____ Supplied information

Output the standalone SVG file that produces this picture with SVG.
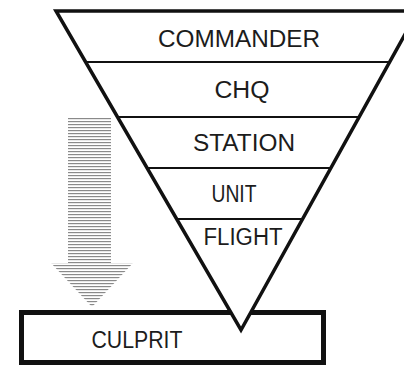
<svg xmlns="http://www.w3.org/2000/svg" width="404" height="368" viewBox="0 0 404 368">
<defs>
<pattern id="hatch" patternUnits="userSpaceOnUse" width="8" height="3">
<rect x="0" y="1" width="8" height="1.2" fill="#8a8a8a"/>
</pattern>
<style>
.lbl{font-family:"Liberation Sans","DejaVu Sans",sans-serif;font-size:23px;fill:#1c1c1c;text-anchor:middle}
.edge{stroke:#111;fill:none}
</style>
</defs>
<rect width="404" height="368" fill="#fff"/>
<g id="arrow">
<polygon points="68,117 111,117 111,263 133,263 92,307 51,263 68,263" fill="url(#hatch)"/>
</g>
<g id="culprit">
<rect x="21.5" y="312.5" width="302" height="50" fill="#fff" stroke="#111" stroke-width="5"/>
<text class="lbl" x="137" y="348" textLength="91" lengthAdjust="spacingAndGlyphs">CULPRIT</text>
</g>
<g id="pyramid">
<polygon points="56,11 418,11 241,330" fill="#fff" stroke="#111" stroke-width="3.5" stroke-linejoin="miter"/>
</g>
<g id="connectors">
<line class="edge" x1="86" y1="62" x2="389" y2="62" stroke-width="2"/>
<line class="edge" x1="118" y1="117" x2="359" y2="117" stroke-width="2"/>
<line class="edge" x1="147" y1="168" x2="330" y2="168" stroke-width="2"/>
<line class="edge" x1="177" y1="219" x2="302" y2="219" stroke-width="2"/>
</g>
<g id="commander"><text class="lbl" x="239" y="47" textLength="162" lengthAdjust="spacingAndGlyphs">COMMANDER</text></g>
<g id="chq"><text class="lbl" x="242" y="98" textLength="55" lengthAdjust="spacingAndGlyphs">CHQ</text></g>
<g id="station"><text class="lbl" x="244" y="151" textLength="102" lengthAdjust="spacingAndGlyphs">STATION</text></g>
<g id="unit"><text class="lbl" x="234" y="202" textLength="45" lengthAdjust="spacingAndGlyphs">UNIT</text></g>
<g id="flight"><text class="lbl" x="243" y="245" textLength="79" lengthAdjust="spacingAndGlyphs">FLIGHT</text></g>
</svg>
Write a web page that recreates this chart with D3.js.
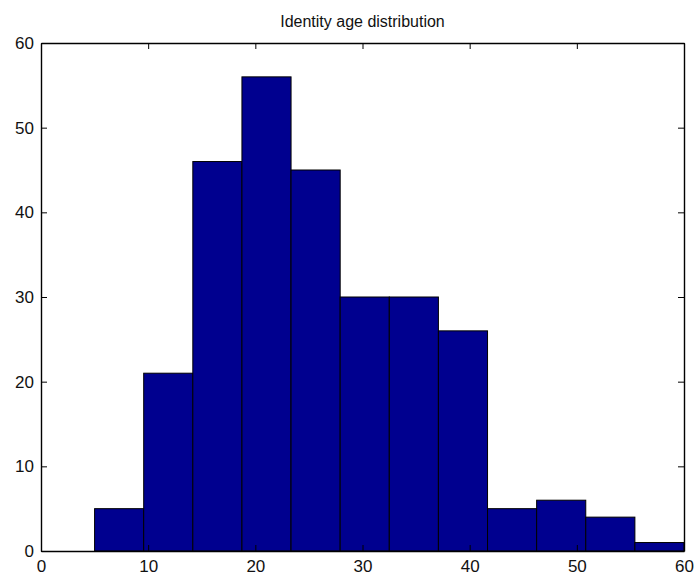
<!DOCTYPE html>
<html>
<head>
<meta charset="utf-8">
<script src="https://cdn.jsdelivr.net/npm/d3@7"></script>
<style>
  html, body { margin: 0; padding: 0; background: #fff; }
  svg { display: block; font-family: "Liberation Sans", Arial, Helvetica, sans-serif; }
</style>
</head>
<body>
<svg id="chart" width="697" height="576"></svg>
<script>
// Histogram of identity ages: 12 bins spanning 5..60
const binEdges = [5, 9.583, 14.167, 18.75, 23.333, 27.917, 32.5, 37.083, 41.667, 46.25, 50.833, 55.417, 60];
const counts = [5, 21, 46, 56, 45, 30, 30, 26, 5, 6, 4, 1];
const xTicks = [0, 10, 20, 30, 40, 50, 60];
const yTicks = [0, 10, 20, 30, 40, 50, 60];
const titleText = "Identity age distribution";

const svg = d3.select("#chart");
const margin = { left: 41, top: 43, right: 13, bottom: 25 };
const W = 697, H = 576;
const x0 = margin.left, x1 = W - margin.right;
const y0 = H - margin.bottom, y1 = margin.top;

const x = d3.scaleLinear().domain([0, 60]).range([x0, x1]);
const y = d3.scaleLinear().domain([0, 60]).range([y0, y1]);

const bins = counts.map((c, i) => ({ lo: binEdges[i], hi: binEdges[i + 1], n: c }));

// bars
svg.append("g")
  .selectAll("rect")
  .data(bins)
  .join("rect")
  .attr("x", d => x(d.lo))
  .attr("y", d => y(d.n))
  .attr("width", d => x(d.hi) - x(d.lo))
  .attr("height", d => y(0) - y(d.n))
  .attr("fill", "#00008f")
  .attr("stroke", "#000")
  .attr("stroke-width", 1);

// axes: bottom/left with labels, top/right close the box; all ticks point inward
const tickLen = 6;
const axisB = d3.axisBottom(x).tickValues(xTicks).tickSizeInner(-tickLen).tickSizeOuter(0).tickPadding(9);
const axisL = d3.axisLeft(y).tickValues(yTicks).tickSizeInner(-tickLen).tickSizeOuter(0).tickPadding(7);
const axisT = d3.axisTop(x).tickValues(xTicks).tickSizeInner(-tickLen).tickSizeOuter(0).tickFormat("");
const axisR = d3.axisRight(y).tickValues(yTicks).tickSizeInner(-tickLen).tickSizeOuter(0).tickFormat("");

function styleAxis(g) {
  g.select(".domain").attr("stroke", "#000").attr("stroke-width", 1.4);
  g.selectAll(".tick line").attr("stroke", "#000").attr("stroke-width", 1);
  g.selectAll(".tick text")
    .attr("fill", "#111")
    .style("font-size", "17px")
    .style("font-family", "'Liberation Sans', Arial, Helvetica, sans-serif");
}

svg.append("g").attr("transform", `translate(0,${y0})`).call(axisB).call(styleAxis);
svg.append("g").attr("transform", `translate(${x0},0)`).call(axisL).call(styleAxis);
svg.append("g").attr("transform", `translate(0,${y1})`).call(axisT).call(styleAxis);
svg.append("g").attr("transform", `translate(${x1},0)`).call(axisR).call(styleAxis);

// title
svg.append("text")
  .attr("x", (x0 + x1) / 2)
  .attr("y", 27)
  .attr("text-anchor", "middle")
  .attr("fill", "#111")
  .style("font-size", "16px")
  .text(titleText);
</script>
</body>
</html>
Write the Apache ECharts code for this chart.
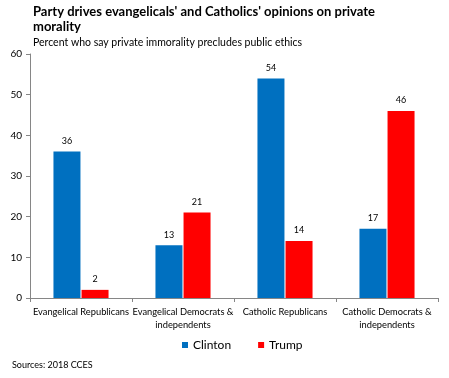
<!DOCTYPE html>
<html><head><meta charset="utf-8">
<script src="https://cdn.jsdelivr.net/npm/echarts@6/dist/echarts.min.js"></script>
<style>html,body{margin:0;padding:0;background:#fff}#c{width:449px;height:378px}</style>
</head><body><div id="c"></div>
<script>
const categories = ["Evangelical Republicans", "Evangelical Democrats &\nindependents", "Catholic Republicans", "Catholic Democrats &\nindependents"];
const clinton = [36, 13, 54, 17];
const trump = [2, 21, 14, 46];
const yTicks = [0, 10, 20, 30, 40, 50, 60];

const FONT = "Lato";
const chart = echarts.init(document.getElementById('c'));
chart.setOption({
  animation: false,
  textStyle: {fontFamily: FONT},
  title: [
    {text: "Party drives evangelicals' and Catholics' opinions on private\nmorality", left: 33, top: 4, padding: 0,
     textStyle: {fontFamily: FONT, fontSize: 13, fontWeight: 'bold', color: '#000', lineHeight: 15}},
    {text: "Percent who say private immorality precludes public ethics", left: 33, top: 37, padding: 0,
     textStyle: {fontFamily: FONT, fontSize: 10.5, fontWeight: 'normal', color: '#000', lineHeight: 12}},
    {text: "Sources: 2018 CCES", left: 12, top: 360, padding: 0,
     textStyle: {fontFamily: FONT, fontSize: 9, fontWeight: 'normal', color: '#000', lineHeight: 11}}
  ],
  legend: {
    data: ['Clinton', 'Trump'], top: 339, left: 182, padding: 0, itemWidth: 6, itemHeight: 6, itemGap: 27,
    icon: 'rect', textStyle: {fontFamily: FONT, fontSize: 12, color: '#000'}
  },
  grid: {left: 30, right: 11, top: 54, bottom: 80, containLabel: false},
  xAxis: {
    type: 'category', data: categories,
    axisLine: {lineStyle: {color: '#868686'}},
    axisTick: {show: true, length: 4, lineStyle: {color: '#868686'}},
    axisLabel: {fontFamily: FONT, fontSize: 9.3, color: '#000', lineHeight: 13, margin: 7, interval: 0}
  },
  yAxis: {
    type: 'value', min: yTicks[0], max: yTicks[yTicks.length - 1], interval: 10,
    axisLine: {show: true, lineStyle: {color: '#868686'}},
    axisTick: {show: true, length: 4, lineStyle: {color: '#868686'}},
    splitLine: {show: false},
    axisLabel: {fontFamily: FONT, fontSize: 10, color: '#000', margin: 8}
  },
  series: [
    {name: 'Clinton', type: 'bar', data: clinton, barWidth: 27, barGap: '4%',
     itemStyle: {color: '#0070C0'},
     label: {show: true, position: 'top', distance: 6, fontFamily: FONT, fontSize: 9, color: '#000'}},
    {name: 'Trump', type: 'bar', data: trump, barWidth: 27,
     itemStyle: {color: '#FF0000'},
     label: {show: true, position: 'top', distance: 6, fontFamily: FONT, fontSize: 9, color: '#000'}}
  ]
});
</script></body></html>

________

◆ What you are asked to do ◆
Copy all lines from the data that hold the word "Write".

◆ Response for this exercise ◆
Write a web page that recreates this chart with D3.js.
Write the Apache ECharts code for this chart.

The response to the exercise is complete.